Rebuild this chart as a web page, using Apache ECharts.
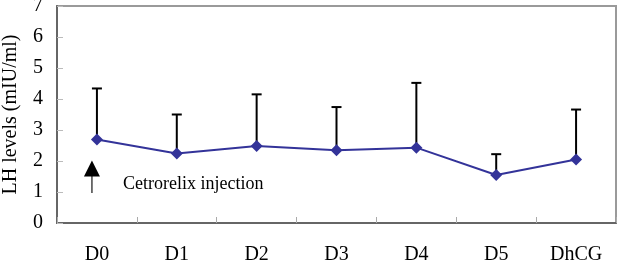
<!DOCTYPE html>
<html>
<head>
<meta charset="utf-8">
<script src="https://cdn.jsdelivr.net/npm/echarts@6/dist/echarts.min.js"></script>
<style>
  html, body { margin: 0; padding: 0; background: #fff; }
  #main { width: 618px; height: 263px; }
</style>
</head>
<body>
<div id="main"></div>
<script>
// days of sampling
var days = ['D0', 'D1', 'D2', 'D3', 'D4', 'D5', 'DhCG'];
// mean LH (mIU/ml)
var lhMean = [2.69, 2.24, 2.48, 2.35, 2.43, 1.55, 2.05];
// mean + SD (top of error bar)
var lhUpper = [4.34, 3.50, 4.15, 3.74, 4.52, 2.22, 3.66];
var yTicks = [0, 1, 2, 3, 4, 5, 6, 7];
// arrow marking the injection, from/to on the y scale
var arrowDay = 'D0';
var arrowFrom = 0.97, arrowTo = 2.02;
var noteText = 'Cetrorelix injection';
var noteY = 1.25;

var font = 'Liberation Serif, Times New Roman, serif';
var chart = echarts.init(document.getElementById('main'));

var errData = days.map(function (d, i) { return [i, lhMean[i], lhUpper[i]]; });

var option = {
  animation: false,
  grid: {
    left: 57, right: 2, top: 6, bottom: 40,
    outerBoundsMode: 'none',
    containLabel: false,
    show: true,
    borderColor: '#9a9a9a',
    borderWidth: 2
  },
  xAxis: {
    type: 'category',
    data: days,
    boundaryGap: true,
    axisLine: { lineStyle: { color: '#666', width: 2 } },
    axisTick: { show: true, inside: true, length: 6, interval: 0, lineStyle: { color: '#aaa', width: 1 } },
    axisLabel: { color: '#000', fontSize: 20, fontFamily: font, margin: 22 }
  },
  yAxis: {
    type: 'value',
    min: yTicks[0],
    max: yTicks[yTicks.length - 1],
    interval: 1,
    name: 'LH levels (mIU/ml)',
    nameLocation: 'middle',
    nameGap: 36,
    nameTextStyle: { color: '#000', fontSize: 20, fontFamily: font },
    axisLine: { show: true, lineStyle: { color: '#666', width: 2 } },
    axisTick: { show: true, inside: true, length: 6, lineStyle: { color: '#bbb', width: 1 } },
    splitLine: { show: false },
    axisLabel: { color: '#000', fontSize: 20, fontFamily: font, margin: 14 }
  },
  series: [
    {
      // error bars (upper only)
      type: 'custom',
      z: 1,
      data: errData,
      renderItem: function (params, api) {
        var lo = api.coord([api.value(0), api.value(1)]);
        var hi = api.coord([api.value(0), api.value(2)]);
        var style = { stroke: '#000', lineWidth: 2 };
        return {
          type: 'group',
          children: [
            { type: 'line', shape: { x1: lo[0], y1: lo[1], x2: hi[0], y2: hi[1] }, style: style },
            { type: 'line', shape: { x1: hi[0] - 5, y1: hi[1], x2: hi[0] + 5, y2: hi[1] }, style: style }
          ]
        };
      }
    },
    {
      type: 'line',
      z: 3,
      data: lhMean,
      symbol: 'diamond',
      symbolSize: 12,
      lineStyle: { color: '#333399', width: 2 },
      itemStyle: { color: '#333399' }
    },
    {
      // injection arrow + note
      type: 'custom',
      z: 2,
      data: [[arrowDay, arrowFrom, arrowTo]],
      renderItem: function (params, api) {
        var x0 = api.coord([api.value(0), api.value(1)]);
        var x1 = api.coord([api.value(0), api.value(2)]);
        var tx = api.coord([api.value(0), noteY]);
        var ax = x0[0] - 5;
        return {
          type: 'group',
          children: [
            { type: 'line', shape: { x1: ax, y1: x0[1], x2: ax, y2: x1[1] + 12 }, style: { stroke: '#444', lineWidth: 1.5 } },
            { type: 'polygon', shape: { points: [[ax, x1[1]], [ax - 8, x1[1] + 16], [ax + 8, x1[1] + 16]] }, style: { fill: '#000' } },
            { type: 'text', x: tx[0] + 26, y: tx[1], style: { text: noteText, fill: '#000', font: '18px ' + font, verticalAlign: 'middle' } }
          ]
        };
      }
    }
  ]
};

chart.setOption(option);
</script>
</body>
</html>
*****
* [THE EXERCISE] Quote everything in the listing above exactly; pictures are the only thing to omit.

* [TASK ANSWER]
Rebuild this chart as a web page, using Apache ECharts.
<!DOCTYPE html>
<html>
<head>
<meta charset="utf-8">
<script src="https://cdn.jsdelivr.net/npm/echarts@6/dist/echarts.min.js"></script>
<style>
  html, body { margin: 0; padding: 0; background: #fff; }
  #main { width: 618px; height: 263px; }
</style>
</head>
<body>
<div id="main"></div>
<script>
// days of sampling
var days = ['D0', 'D1', 'D2', 'D3', 'D4', 'D5', 'DhCG'];
// mean LH (mIU/ml)
var lhMean = [2.69, 2.24, 2.48, 2.35, 2.43, 1.55, 2.05];
// mean + SD (top of error bar)
var lhUpper = [4.34, 3.50, 4.15, 3.74, 4.52, 2.22, 3.66];
var yTicks = [0, 1, 2, 3, 4, 5, 6, 7];
// arrow marking the injection, from/to on the y scale
var arrowDay = 'D0';
var arrowFrom = 0.97, arrowTo = 2.02;
var noteText = 'Cetrorelix injection';
var noteY = 1.25;

var font = 'Liberation Serif, Times New Roman, serif';
var chart = echarts.init(document.getElementById('main'));

var errData = days.map(function (d, i) { return [i, lhMean[i], lhUpper[i]]; });

var option = {
  animation: false,
  grid: {
    left: 57, right: 2, top: 6, bottom: 40,
    outerBoundsMode: 'none',
    containLabel: false,
    show: true,
    borderColor: '#9a9a9a',
    borderWidth: 2
  },
  xAxis: {
    type: 'category',
    data: days,
    boundaryGap: true,
    axisLine: { lineStyle: { color: '#666', width: 2 } },
    axisTick: { show: true, inside: true, length: 6, interval: 0, lineStyle: { color: '#aaa', width: 1 } },
    axisLabel: { color: '#000', fontSize: 20, fontFamily: font, margin: 22 }
  },
  yAxis: {
    type: 'value',
    min: yTicks[0],
    max: yTicks[yTicks.length - 1],
    interval: 1,
    name: 'LH levels (mIU/ml)',
    nameLocation: 'middle',
    nameGap: 36,
    nameTextStyle: { color: '#000', fontSize: 20, fontFamily: font },
    axisLine: { show: true, lineStyle: { color: '#666', width: 2 } },
    axisTick: { show: true, inside: true, length: 6, lineStyle: { color: '#bbb', width: 1 } },
    splitLine: { show: false },
    axisLabel: { color: '#000', fontSize: 20, fontFamily: font, margin: 14 }
  },
  series: [
    {
      // error bars (upper only)
      type: 'custom',
      z: 1,
      data: errData,
      renderItem: function (params, api) {
        var lo = api.coord([api.value(0), api.value(1)]);
        var hi = api.coord([api.value(0), api.value(2)]);
        var style = { stroke: '#000', lineWidth: 2 };
        return {
          type: 'group',
          children: [
            { type: 'line', shape: { x1: lo[0], y1: lo[1], x2: hi[0], y2: hi[1] }, style: style },
            { type: 'line', shape: { x1: hi[0] - 5, y1: hi[1], x2: hi[0] + 5, y2: hi[1] }, style: style }
          ]
        };
      }
    },
    {
      type: 'line',
      z: 3,
      data: lhMean,
      symbol: 'diamond',
      symbolSize: 12,
      lineStyle: { color: '#333399', width: 2 },
      itemStyle: { color: '#333399' }
    },
    {
      // injection arrow + note
      type: 'custom',
      z: 2,
      data: [[arrowDay, arrowFrom, arrowTo]],
      renderItem: function (params, api) {
        var x0 = api.coord([api.value(0), api.value(1)]);
        var x1 = api.coord([api.value(0), api.value(2)]);
        var tx = api.coord([api.value(0), noteY]);
        var ax = x0[0] - 5;
        return {
          type: 'group',
          children: [
            { type: 'line', shape: { x1: ax, y1: x0[1], x2: ax, y2: x1[1] + 12 }, style: { stroke: '#444', lineWidth: 1.5 } },
            { type: 'polygon', shape: { points: [[ax, x1[1]], [ax - 8, x1[1] + 16], [ax + 8, x1[1] + 16]] }, style: { fill: '#000' } },
            { type: 'text', x: tx[0] + 26, y: tx[1], style: { text: noteText, fill: '#000', font: '18px ' + font, verticalAlign: 'middle' } }
          ]
        };
      }
    }
  ]
};

chart.setOption(option);
</script>
</body>
</html>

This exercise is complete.